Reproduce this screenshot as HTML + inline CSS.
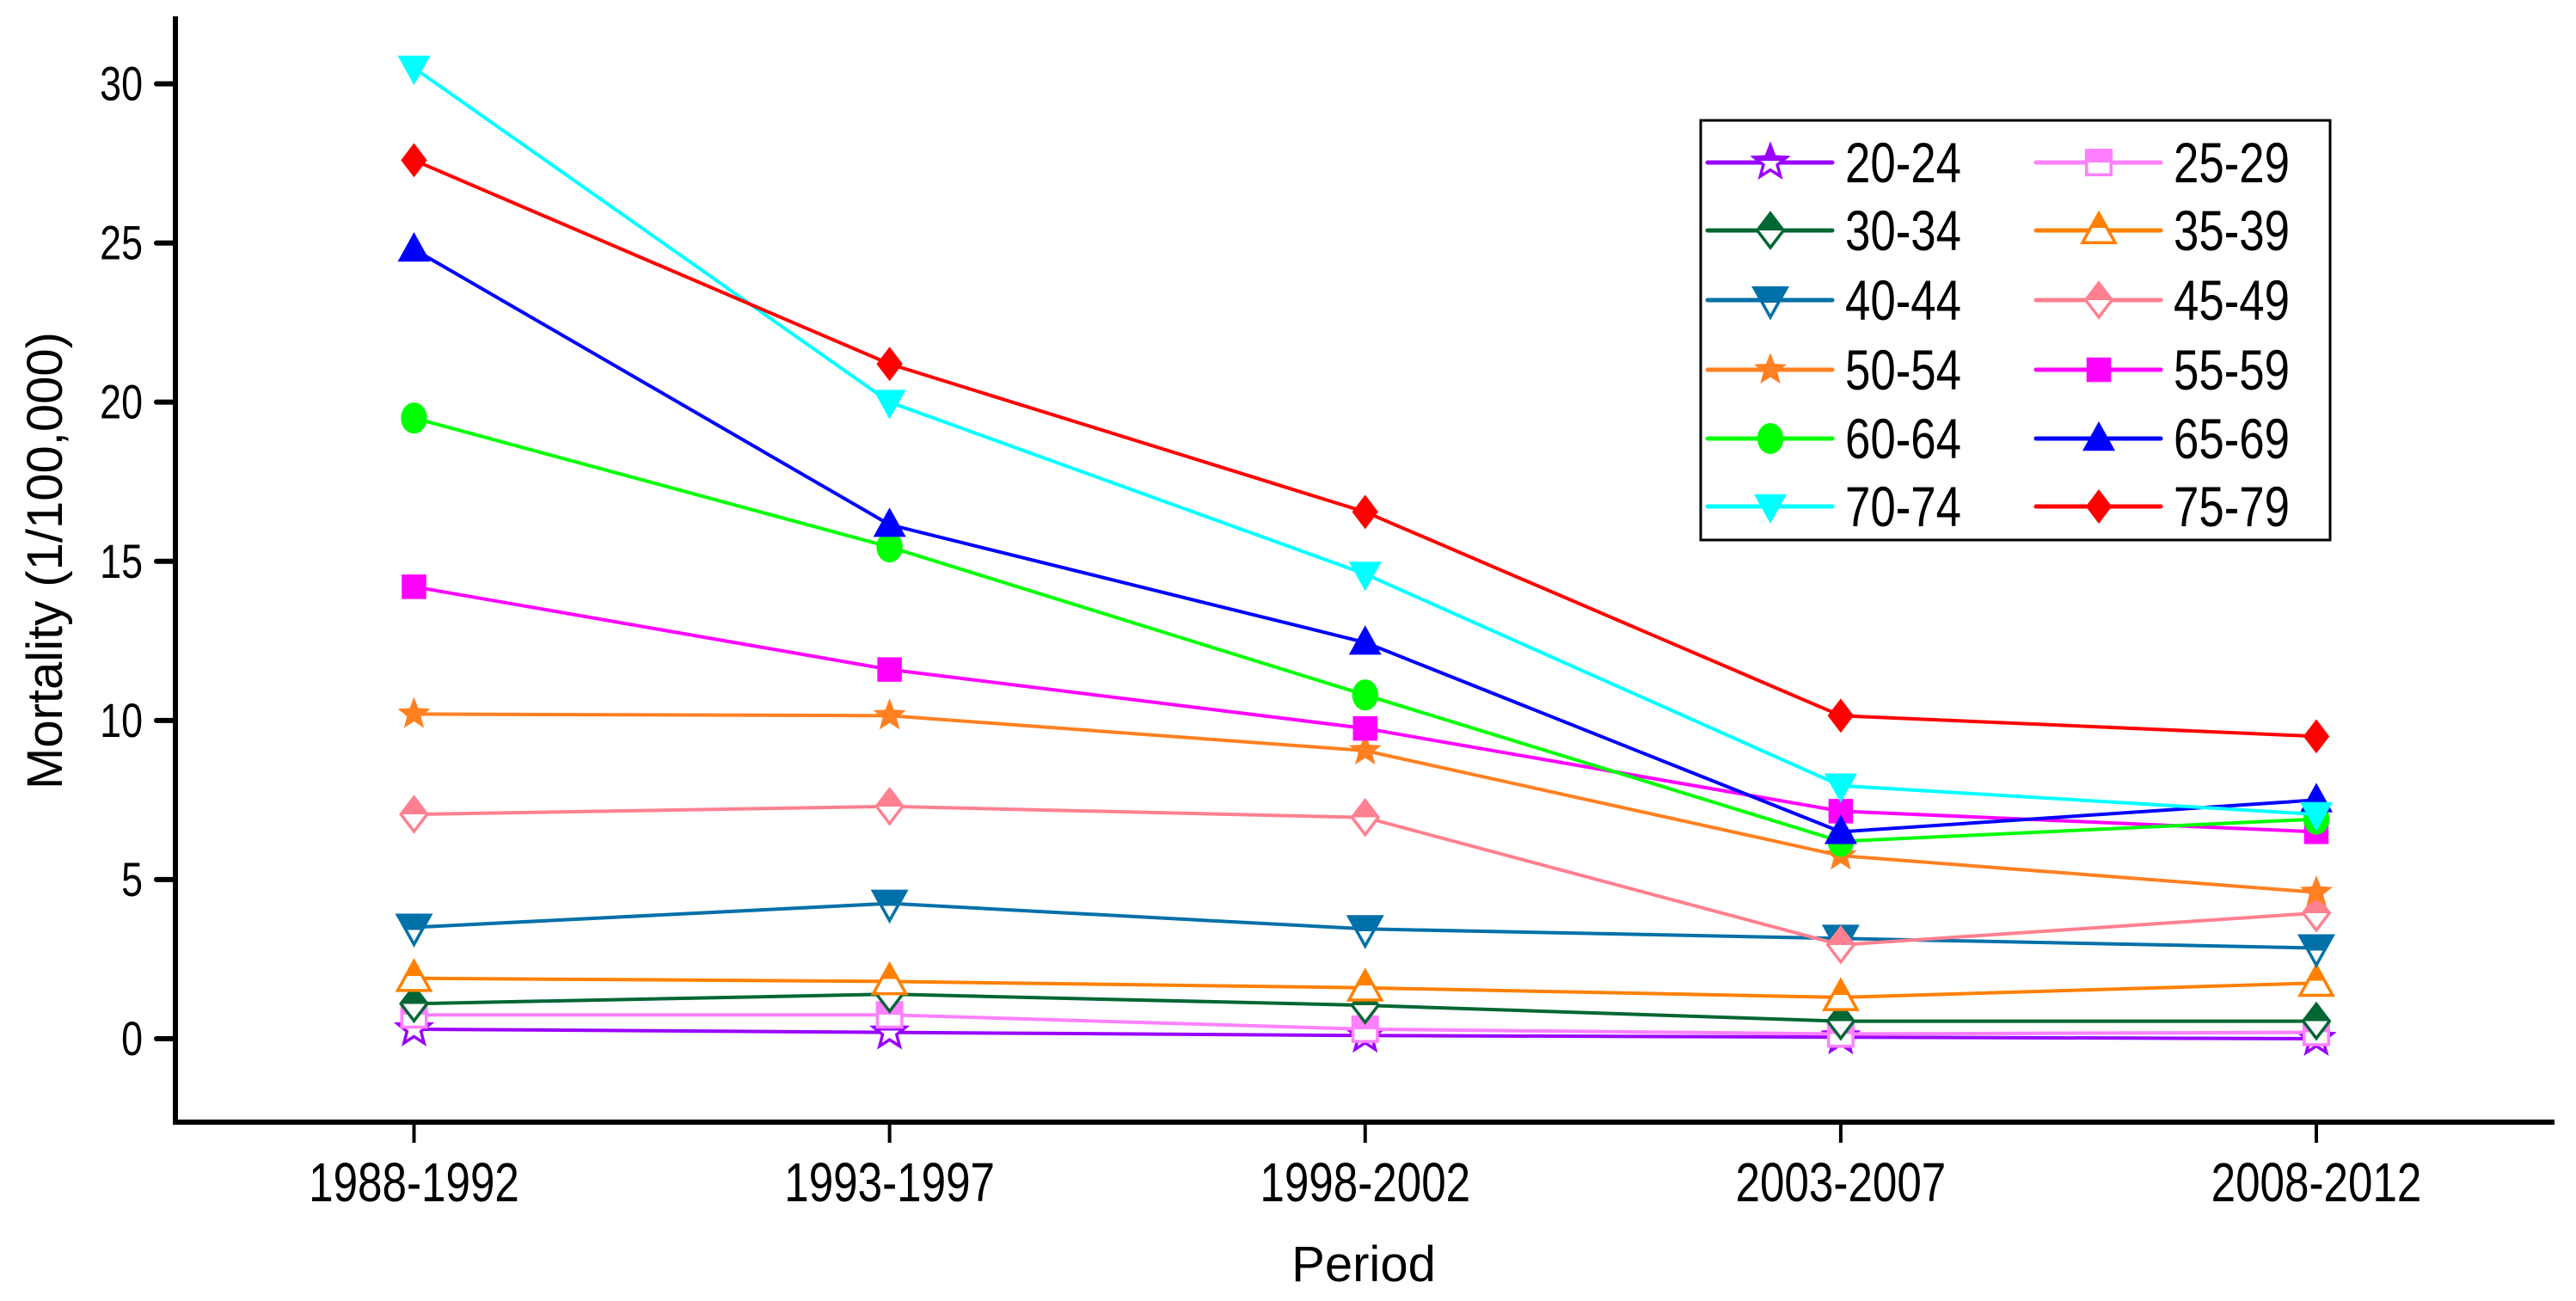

--

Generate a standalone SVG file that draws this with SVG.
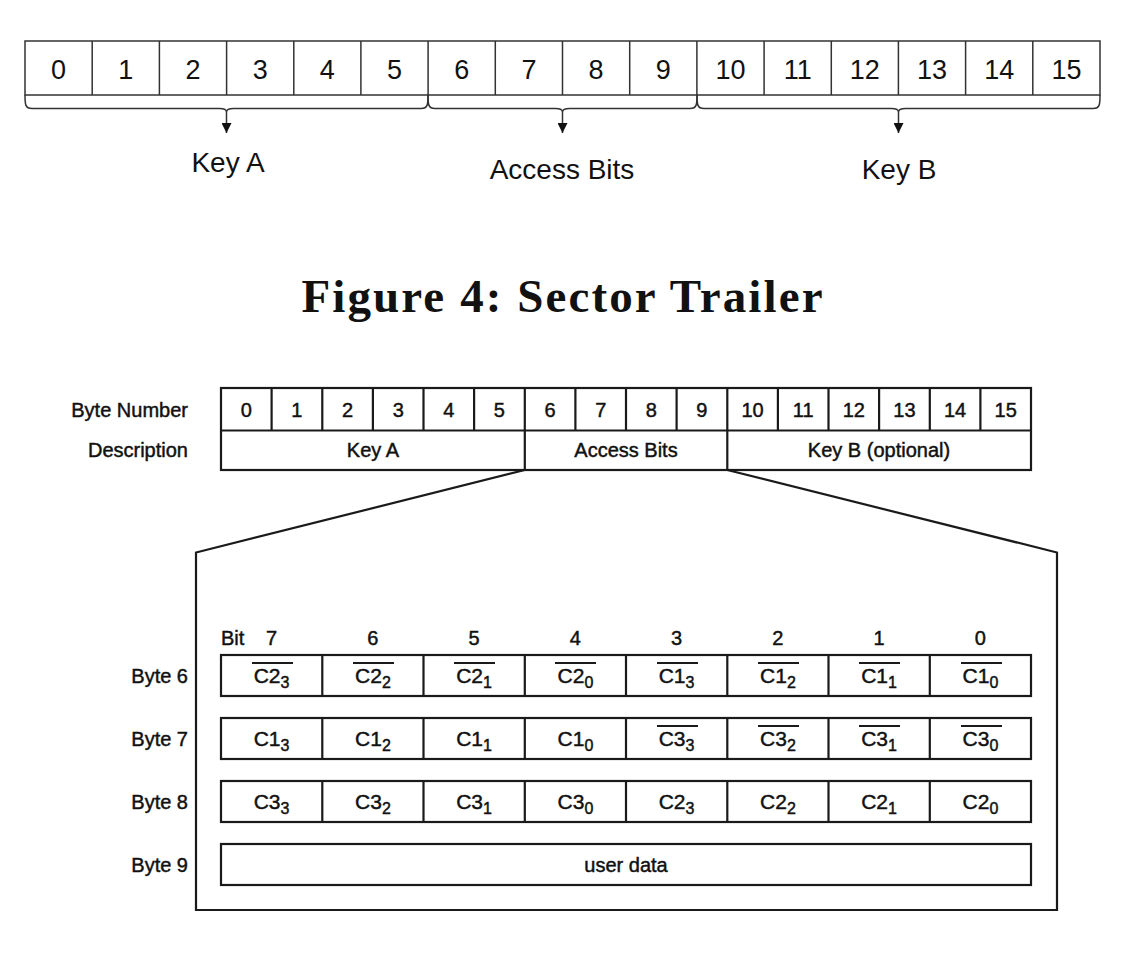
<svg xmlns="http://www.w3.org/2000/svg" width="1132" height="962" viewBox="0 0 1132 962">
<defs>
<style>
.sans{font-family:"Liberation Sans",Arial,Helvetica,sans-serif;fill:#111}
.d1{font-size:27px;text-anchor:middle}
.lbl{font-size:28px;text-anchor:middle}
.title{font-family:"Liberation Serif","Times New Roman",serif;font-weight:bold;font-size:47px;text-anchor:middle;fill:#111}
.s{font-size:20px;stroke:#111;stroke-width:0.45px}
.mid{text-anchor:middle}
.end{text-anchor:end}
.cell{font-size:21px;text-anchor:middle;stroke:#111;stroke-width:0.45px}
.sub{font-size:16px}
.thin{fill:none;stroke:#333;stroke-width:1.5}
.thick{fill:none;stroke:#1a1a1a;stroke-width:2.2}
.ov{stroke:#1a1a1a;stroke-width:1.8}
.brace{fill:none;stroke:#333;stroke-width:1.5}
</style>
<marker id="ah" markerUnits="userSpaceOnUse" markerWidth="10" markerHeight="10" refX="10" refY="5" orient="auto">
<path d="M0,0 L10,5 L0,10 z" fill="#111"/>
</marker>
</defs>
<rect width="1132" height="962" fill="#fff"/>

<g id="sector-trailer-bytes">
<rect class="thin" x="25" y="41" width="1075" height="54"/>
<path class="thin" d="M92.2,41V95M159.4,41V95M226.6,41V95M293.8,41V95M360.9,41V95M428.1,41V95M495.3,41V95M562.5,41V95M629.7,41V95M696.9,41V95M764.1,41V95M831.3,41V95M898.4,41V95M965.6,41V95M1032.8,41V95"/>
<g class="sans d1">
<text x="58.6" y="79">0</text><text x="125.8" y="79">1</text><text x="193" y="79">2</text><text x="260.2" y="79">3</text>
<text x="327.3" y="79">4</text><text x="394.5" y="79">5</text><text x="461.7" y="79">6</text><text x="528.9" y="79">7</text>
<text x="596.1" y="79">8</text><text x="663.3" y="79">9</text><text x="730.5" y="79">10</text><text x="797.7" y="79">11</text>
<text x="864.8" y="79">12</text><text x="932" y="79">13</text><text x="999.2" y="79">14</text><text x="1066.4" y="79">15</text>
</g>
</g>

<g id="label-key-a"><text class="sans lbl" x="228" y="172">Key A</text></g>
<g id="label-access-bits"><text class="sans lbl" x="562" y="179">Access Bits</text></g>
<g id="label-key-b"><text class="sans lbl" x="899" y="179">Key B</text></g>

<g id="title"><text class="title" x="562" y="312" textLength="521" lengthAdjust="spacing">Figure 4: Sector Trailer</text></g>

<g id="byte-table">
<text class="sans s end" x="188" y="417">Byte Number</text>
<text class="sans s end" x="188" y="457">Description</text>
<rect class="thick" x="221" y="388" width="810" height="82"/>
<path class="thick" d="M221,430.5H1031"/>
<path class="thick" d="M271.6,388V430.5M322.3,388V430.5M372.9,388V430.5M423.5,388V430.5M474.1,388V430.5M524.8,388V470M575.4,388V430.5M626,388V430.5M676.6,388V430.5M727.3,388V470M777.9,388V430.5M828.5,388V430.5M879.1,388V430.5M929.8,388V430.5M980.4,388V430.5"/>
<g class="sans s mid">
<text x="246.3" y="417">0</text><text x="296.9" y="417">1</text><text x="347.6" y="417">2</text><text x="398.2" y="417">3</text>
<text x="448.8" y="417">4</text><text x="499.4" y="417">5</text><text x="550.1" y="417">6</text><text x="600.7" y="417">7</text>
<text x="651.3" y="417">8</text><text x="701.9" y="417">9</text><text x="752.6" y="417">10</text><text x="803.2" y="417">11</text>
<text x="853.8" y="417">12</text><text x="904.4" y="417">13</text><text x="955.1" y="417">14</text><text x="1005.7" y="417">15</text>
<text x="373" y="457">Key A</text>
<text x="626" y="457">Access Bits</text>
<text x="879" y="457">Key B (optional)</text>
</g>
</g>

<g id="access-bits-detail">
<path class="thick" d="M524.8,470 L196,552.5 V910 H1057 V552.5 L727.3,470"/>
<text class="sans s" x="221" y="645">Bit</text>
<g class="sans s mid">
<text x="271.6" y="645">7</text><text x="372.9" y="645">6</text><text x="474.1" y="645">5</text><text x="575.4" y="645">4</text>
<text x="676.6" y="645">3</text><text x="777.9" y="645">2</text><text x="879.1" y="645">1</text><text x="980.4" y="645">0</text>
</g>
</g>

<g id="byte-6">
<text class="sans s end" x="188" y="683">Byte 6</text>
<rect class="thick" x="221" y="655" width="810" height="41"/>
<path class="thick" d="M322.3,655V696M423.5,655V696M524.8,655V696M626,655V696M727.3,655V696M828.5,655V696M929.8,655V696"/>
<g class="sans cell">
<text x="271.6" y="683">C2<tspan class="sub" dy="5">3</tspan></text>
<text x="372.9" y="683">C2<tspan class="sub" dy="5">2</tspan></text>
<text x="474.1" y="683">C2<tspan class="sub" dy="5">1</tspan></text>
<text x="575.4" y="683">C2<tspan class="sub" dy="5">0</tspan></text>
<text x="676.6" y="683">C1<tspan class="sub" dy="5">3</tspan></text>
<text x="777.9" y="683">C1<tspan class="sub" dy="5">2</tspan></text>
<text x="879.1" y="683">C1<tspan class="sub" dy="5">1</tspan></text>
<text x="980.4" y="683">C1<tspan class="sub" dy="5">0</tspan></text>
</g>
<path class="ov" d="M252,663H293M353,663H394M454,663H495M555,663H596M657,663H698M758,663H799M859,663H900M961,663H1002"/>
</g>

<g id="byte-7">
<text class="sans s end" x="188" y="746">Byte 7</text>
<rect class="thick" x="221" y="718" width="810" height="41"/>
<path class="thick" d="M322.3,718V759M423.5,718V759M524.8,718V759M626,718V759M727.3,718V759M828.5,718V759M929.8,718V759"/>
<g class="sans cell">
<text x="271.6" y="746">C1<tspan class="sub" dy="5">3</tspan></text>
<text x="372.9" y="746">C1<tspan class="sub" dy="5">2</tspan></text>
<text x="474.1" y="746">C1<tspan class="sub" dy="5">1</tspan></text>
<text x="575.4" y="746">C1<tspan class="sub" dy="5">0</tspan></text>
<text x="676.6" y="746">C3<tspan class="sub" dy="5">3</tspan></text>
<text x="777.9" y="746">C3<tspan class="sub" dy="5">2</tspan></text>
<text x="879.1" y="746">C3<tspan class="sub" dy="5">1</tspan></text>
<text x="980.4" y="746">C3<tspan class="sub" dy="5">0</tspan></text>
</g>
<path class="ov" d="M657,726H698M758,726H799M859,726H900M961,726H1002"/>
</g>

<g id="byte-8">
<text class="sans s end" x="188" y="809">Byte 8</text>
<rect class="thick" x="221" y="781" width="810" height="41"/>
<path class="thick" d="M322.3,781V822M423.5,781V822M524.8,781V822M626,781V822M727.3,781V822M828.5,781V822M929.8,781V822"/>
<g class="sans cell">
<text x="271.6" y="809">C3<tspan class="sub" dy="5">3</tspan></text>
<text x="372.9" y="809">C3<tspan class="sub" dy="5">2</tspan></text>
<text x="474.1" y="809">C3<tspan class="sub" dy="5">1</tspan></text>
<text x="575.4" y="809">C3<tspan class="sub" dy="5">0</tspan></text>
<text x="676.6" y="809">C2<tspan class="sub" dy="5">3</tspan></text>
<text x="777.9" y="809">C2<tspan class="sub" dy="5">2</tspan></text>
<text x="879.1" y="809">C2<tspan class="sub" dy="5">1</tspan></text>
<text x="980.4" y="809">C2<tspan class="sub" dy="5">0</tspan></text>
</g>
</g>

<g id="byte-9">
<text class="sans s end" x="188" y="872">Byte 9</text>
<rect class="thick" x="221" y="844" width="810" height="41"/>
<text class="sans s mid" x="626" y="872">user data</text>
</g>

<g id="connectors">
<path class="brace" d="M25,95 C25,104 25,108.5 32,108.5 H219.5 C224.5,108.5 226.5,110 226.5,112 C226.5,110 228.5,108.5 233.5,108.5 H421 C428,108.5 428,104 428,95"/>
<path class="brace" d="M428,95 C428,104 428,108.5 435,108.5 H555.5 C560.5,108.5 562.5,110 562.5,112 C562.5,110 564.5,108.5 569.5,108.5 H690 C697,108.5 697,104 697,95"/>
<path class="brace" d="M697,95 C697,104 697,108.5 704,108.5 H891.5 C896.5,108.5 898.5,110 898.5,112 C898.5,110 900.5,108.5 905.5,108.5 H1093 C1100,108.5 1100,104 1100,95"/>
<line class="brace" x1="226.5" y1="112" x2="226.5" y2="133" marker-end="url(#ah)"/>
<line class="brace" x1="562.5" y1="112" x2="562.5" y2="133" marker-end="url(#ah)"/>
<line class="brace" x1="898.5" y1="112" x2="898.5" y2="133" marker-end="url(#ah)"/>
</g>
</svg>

● Task details:
Identify the lines that contain the string "this", and copy every one of them.

● Task response:
Reproduce this screenshot as HTML + inline CSS.
Generate a standalone SVG file that draws this with SVG.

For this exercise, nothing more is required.